Humboldt State University became the latest university to elect student leaders using ranked choice voting last week. In a three-way race that brought over one thousand students to the polls, Humboldt more than doubled voter turnout since last year’s runoff election, and set an example for universities nationwide. After two rounds of counting, Jerry Garcia Dinzes was elected President of the Associated Students, the university’s main student government organization.
Student leaders decided to take action after a runoff election last May brought only 7 percent of voters to the polls. “Run-off elections have always been an issue,” said Elections Commissioner Elijah Poppers. In addition to reducing turnout and reportedly confusing voters, many candidates claimed that the two-round runoff also placed a heavy burden on campaigning.
“We’re all really busy, like any student,” then-presidential contender Jennifer Alejo told the student newspaper The Lumberjack.
With low turnout and frustrated candidates, the Associated Students decided it was time for a change. After studying what other universities did improve their elections, the Associated Students decided ranked choice voting might be the answer, said Poppers.

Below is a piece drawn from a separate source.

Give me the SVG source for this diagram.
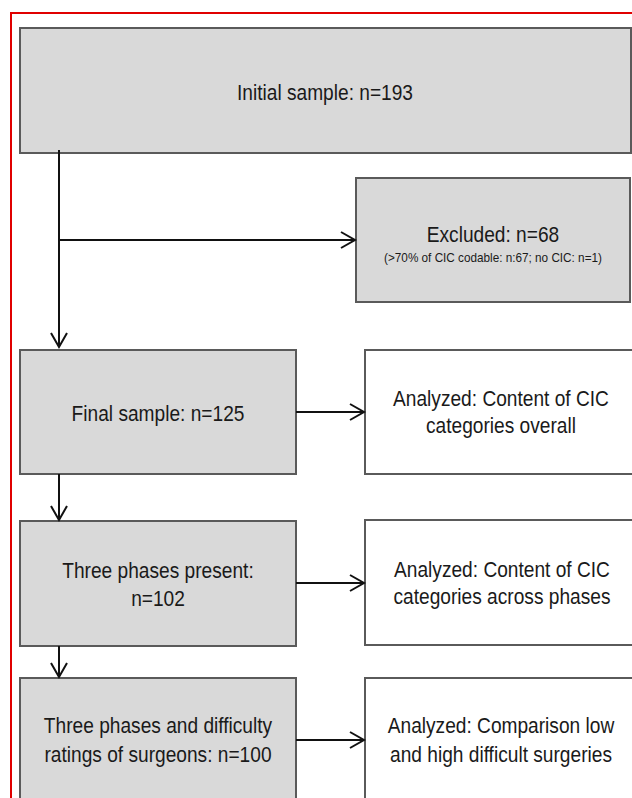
<svg xmlns="http://www.w3.org/2000/svg" width="632" height="798" viewBox="0 0 632 798">
<style>
.frame{fill:none;stroke:#e00000;stroke-width:2}
.g{fill:#d9d9d9;stroke:#5a5a5a;stroke-width:2}
.w{fill:#ffffff;stroke:#5a5a5a;stroke-width:2}
.t{font-family:"Liberation Sans",Arial,sans-serif;font-size:22px;fill:#1a1a1a;text-anchor:middle}
.s{font-family:"Liberation Sans",Arial,sans-serif;font-size:13.5px;fill:#1a1a1a;text-anchor:middle}
.c{fill:none;stroke:#111;stroke-width:2}
</style>
<defs>
<marker id="ah" markerUnits="userSpaceOnUse" markerWidth="20" markerHeight="20" refX="15" refY="9" orient="auto" viewBox="0 0 20 18">
<path d="M1,1 L15,9 L1,17" fill="none" stroke="#111" stroke-width="2"/>
</marker>
</defs>
<rect class="frame" x="11" y="13" width="700" height="900"/>
<g id="initial">
<rect class="g" x="20" y="28" width="611" height="125"/>
<g transform="translate(325,100) scale(0.87,1)"><text class="t" x="0" y="0">Initial sample: n=193</text></g>
</g>
<g id="excluded">
<rect class="g" x="356" y="178" width="274" height="124"/>
<g transform="translate(493,242) scale(0.87,1)"><text class="t" x="0" y="0">Excluded: n=68</text></g>
<g transform="translate(493,262) scale(0.87,1)"><text class="s" x="0" y="0">(&gt;70% of CIC codable: n:67; no CIC: n=1)</text></g>
</g>
<g id="final">
<rect class="g" x="20" y="350" width="276" height="124"/>
<g transform="translate(158,421) scale(0.87,1)"><text class="t" x="0" y="0">Final sample: n=125</text></g>
</g>
<g id="analyzed1">
<rect class="w" x="365" y="350" width="300" height="124"/>
<g transform="translate(501,406) scale(0.87,1)"><text class="t" x="0" y="0">Analyzed: Content of CIC</text></g>
<g transform="translate(501,433) scale(0.87,1)"><text class="t" x="0" y="0">categories overall</text></g>
</g>
<g id="three">
<rect class="g" x="20" y="521" width="276" height="125"/>
<g transform="translate(158,578) scale(0.87,1)"><text class="t" x="0" y="0">Three phases present:</text></g>
<g transform="translate(158,606) scale(0.87,1)"><text class="t" x="0" y="0">n=102</text></g>
</g>
<g id="analyzed2">
<rect class="w" x="365" y="520" width="300" height="125"/>
<g transform="translate(502,577) scale(0.87,1)"><text class="t" x="0" y="0">Analyzed: Content of CIC</text></g>
<g transform="translate(502,604) scale(0.87,1)"><text class="t" x="0" y="0">categories across phases</text></g>
</g>
<g id="difficulty">
<rect class="g" x="20" y="678" width="276" height="160"/>
<g transform="translate(158,733) scale(0.87,1)"><text class="t" x="0" y="0">Three phases and difficulty</text></g>
<g transform="translate(158,762) scale(0.87,1)"><text class="t" x="0" y="0">ratings of surgeons: n=100</text></g>
</g>
<g id="analyzed3">
<rect class="w" x="365" y="678" width="300" height="160"/>
<g transform="translate(501,733) scale(0.87,1)"><text class="t" x="0" y="0">Analyzed: Comparison low</text></g>
<g transform="translate(501,762) scale(0.87,1)"><text class="t" x="0" y="0">and high difficult surgeries</text></g>
</g>
<g id="connectors">
<path class="c" d="M59,150 L59,347" marker-end="url(#ah)"/>
<path class="c" d="M59,240 L355,240" marker-end="url(#ah)"/>
<path class="c" d="M296,412 L364,412" marker-end="url(#ah)"/>
<path class="c" d="M59,474 L59,520" marker-end="url(#ah)"/>
<path class="c" d="M296,583 L364,583" marker-end="url(#ah)"/>
<path class="c" d="M59,646 L59,677" marker-end="url(#ah)"/>
<path class="c" d="M296,740 L364,740" marker-end="url(#ah)"/>
</g>
</svg>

Last week’s elections were the first test of the new system for Humboldt. In an effort to prepare students, the Associated Students created a voter guide (right) and Humboldt NOW published a blog explaining ranked choice voting to the student body.
Thanks to effective outreach and an engaged student body, “the elections went really smoothly,” said Poppers.
Humboldt is the newest addition to a growing list of schools that are turning to ranked choice voting. From MIT to Oregon State, students all over the country are ranking candidates to eliminate costly runoffs, boost turnout, and ensure their campus leaders are elected with broad bases of support. Ranked choice voting is used at over 50 universities and college in the US, accounting for over 700,000 students.
Many schools have adopted ranked choice voting to boost voter turnout, and are seeing encouraging results. In the same week that Humboldt held its elections, Oregon State University saw voter turnout rates skyrocket in its first election since adopting ranked choice voting last fall. Macalester University also implemented it for the first time last year, reaching historic turnout rates of over 55% in its most recent election.
By adopting ranked choice voting, Humboldt builds on a proud tradition of civic engagement and thinking ahead of the curve. With universities of all sizes and specialties doing the same throughout the country, it’s clear that ranked choice voting is a smart and practical solution for a new generation of voters.